DATA EXTRACT -
__________________________________________________
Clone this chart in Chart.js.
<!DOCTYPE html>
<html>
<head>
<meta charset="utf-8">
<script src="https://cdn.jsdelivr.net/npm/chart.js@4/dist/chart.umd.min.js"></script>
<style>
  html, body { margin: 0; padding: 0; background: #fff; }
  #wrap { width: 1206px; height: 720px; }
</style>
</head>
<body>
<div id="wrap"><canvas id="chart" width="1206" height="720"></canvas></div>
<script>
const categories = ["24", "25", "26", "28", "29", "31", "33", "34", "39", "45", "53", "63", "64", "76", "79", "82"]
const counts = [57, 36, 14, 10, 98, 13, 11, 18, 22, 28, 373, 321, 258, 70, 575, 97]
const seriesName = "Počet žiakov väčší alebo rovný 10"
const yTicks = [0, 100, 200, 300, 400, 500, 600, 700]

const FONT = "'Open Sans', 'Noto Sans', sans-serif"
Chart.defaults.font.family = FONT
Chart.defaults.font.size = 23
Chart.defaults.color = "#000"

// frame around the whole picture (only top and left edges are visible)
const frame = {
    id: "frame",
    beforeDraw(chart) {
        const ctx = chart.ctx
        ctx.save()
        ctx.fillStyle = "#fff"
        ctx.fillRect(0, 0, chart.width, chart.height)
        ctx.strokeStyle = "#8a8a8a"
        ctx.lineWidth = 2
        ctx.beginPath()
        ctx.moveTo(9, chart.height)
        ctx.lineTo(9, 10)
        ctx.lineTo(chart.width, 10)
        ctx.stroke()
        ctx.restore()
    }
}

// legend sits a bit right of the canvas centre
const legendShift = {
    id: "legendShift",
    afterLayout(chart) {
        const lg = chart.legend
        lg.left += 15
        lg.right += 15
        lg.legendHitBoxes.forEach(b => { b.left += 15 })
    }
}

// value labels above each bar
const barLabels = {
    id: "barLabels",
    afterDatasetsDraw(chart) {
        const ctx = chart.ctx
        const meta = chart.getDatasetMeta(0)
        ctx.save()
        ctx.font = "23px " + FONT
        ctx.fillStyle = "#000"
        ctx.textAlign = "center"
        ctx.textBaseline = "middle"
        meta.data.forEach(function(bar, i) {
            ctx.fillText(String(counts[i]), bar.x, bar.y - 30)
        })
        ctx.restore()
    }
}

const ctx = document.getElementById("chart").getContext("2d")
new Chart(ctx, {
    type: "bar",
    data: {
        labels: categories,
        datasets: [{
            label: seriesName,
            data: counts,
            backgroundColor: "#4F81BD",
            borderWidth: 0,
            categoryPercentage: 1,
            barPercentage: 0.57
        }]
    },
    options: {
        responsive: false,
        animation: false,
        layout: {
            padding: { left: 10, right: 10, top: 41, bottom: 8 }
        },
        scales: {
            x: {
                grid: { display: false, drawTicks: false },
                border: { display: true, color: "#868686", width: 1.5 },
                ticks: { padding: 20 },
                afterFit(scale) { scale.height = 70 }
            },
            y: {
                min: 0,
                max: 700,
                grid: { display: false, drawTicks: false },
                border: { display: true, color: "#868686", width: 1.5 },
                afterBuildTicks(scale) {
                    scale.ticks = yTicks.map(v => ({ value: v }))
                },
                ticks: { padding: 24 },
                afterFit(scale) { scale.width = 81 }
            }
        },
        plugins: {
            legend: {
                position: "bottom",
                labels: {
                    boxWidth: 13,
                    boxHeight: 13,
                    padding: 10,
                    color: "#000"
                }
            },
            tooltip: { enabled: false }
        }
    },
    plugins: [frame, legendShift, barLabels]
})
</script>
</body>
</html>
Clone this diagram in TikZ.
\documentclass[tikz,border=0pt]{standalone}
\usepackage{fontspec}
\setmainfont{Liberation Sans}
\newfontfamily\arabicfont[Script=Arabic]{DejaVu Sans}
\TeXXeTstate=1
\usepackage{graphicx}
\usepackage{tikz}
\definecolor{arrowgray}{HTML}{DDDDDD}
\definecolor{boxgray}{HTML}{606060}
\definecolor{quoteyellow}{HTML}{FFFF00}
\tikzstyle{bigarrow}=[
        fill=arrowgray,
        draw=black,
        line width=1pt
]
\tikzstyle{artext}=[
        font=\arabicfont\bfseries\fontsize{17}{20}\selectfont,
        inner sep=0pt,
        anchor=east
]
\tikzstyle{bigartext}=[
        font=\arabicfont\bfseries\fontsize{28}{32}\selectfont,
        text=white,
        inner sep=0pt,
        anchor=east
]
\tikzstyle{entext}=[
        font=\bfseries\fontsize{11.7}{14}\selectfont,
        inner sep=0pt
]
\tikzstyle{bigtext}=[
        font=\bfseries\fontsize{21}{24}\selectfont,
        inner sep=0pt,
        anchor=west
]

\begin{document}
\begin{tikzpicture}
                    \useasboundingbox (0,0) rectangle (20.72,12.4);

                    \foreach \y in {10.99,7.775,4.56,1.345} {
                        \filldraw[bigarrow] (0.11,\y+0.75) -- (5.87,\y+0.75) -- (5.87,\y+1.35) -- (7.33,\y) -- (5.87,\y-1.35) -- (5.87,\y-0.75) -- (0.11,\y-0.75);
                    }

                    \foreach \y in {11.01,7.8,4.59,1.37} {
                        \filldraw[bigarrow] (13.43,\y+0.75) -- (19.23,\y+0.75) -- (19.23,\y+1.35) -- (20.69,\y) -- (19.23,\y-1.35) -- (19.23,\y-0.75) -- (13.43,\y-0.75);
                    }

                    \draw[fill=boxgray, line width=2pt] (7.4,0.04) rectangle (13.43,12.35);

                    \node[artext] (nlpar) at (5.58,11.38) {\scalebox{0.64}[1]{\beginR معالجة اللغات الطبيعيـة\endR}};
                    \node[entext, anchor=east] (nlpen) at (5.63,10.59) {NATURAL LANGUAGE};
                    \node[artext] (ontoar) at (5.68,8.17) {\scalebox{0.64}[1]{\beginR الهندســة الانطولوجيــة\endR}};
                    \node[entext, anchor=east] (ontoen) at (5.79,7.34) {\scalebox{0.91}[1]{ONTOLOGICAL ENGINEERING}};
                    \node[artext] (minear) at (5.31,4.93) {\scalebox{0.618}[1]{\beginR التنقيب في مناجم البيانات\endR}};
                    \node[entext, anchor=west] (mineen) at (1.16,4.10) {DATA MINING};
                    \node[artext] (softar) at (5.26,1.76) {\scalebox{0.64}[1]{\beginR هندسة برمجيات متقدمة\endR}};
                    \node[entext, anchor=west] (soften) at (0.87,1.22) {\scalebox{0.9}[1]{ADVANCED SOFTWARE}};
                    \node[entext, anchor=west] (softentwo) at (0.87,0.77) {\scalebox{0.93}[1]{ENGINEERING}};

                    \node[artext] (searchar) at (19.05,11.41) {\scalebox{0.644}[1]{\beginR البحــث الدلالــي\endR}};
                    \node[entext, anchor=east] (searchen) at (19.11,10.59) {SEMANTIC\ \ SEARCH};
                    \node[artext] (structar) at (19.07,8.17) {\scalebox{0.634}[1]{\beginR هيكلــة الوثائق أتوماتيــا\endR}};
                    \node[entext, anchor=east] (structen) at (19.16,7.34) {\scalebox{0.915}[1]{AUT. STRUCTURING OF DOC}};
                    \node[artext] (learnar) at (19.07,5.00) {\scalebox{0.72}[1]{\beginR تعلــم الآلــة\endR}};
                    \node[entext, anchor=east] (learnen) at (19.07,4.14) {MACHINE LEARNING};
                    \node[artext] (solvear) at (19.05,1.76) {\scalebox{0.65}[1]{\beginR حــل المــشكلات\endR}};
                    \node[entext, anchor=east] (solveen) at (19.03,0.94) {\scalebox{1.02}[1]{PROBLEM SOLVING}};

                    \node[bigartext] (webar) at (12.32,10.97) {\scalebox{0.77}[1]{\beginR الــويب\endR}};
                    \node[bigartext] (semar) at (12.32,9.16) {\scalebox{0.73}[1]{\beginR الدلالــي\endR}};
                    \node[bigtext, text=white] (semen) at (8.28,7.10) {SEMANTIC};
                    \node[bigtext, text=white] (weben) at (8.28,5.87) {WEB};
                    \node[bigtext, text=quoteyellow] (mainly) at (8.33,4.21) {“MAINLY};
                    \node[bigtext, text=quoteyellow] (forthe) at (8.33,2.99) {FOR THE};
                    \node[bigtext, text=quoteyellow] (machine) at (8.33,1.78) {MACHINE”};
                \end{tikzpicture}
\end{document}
__________________________________________________
INSTRUCTIONS TO FOLLOW - Determine how many lines above contain "this" as a word or string. Give the number alone.

FINAL ANSWER - 2